WHAT YOU WILL DO → Check every line of the entries below for the word "would", and copy the ones that have it.

ITEMS →
====

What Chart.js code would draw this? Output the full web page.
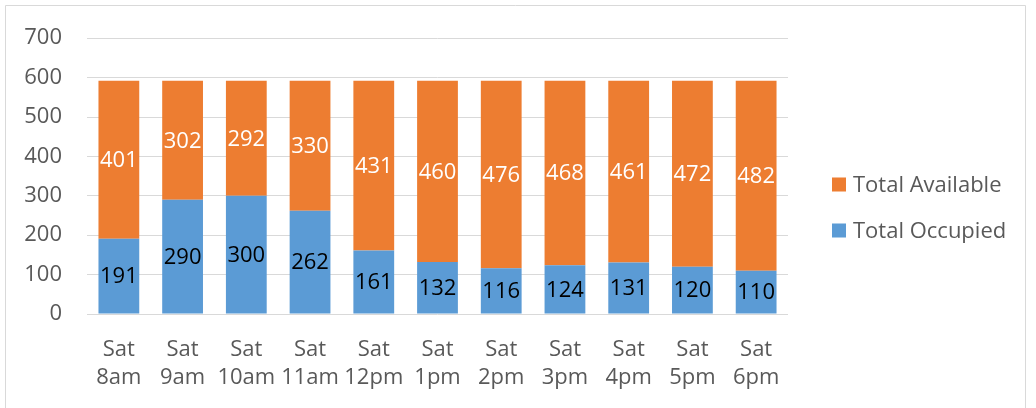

====

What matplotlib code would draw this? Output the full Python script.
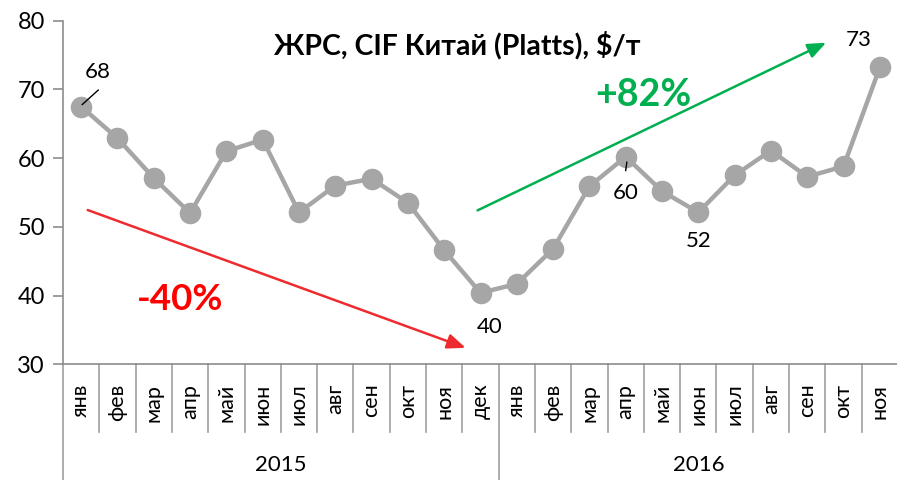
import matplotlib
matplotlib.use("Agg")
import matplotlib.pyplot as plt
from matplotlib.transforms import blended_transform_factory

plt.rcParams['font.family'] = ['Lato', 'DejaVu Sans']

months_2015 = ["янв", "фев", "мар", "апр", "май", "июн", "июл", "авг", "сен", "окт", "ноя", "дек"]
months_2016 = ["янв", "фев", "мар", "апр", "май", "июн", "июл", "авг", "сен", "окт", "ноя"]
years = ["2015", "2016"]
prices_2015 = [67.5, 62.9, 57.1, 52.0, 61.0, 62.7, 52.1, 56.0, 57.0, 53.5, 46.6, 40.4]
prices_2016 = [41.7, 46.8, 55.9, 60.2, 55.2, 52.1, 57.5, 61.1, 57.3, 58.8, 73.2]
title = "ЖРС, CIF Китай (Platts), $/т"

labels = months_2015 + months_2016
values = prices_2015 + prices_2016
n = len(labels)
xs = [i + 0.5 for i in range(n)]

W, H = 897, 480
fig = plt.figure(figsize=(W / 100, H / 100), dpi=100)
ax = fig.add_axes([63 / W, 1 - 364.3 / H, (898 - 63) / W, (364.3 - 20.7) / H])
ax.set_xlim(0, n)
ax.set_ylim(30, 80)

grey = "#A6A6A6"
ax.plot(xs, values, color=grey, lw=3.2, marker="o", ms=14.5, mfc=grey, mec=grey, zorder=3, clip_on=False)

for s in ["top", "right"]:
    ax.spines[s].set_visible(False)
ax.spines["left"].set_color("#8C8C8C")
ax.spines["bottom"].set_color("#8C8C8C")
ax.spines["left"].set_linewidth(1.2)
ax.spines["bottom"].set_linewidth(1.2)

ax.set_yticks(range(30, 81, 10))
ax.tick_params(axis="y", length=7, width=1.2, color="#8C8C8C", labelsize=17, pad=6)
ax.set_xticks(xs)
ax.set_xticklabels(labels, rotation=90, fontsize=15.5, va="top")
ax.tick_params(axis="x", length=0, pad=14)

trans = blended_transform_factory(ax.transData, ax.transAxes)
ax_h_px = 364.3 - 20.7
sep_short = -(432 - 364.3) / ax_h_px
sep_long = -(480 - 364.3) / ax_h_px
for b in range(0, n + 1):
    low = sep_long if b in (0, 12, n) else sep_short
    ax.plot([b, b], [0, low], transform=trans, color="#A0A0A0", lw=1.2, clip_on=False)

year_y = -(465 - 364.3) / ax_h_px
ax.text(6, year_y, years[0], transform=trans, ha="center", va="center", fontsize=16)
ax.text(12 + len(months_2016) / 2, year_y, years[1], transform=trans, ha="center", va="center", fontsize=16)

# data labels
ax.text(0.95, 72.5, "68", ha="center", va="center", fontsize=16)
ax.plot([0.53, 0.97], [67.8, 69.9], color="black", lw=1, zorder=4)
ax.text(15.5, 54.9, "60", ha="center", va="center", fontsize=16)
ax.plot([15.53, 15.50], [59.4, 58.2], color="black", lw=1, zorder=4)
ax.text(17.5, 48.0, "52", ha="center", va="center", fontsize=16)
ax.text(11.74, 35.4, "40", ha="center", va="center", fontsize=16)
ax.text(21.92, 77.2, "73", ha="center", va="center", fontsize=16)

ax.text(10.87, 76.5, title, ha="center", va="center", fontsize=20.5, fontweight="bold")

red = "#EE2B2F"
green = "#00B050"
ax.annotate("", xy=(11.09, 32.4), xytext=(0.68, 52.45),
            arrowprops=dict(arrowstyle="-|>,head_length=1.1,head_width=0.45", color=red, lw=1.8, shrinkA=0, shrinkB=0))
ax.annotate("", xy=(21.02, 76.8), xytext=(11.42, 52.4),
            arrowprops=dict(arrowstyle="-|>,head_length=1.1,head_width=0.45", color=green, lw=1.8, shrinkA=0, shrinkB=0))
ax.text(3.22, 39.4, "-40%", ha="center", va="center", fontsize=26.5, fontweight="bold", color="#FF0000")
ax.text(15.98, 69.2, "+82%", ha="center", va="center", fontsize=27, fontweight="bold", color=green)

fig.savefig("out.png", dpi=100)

====

OUTPUT BELOW →
What Chart.js code would draw this? Output the full web page.
What matplotlib code would draw this? Output the full Python script.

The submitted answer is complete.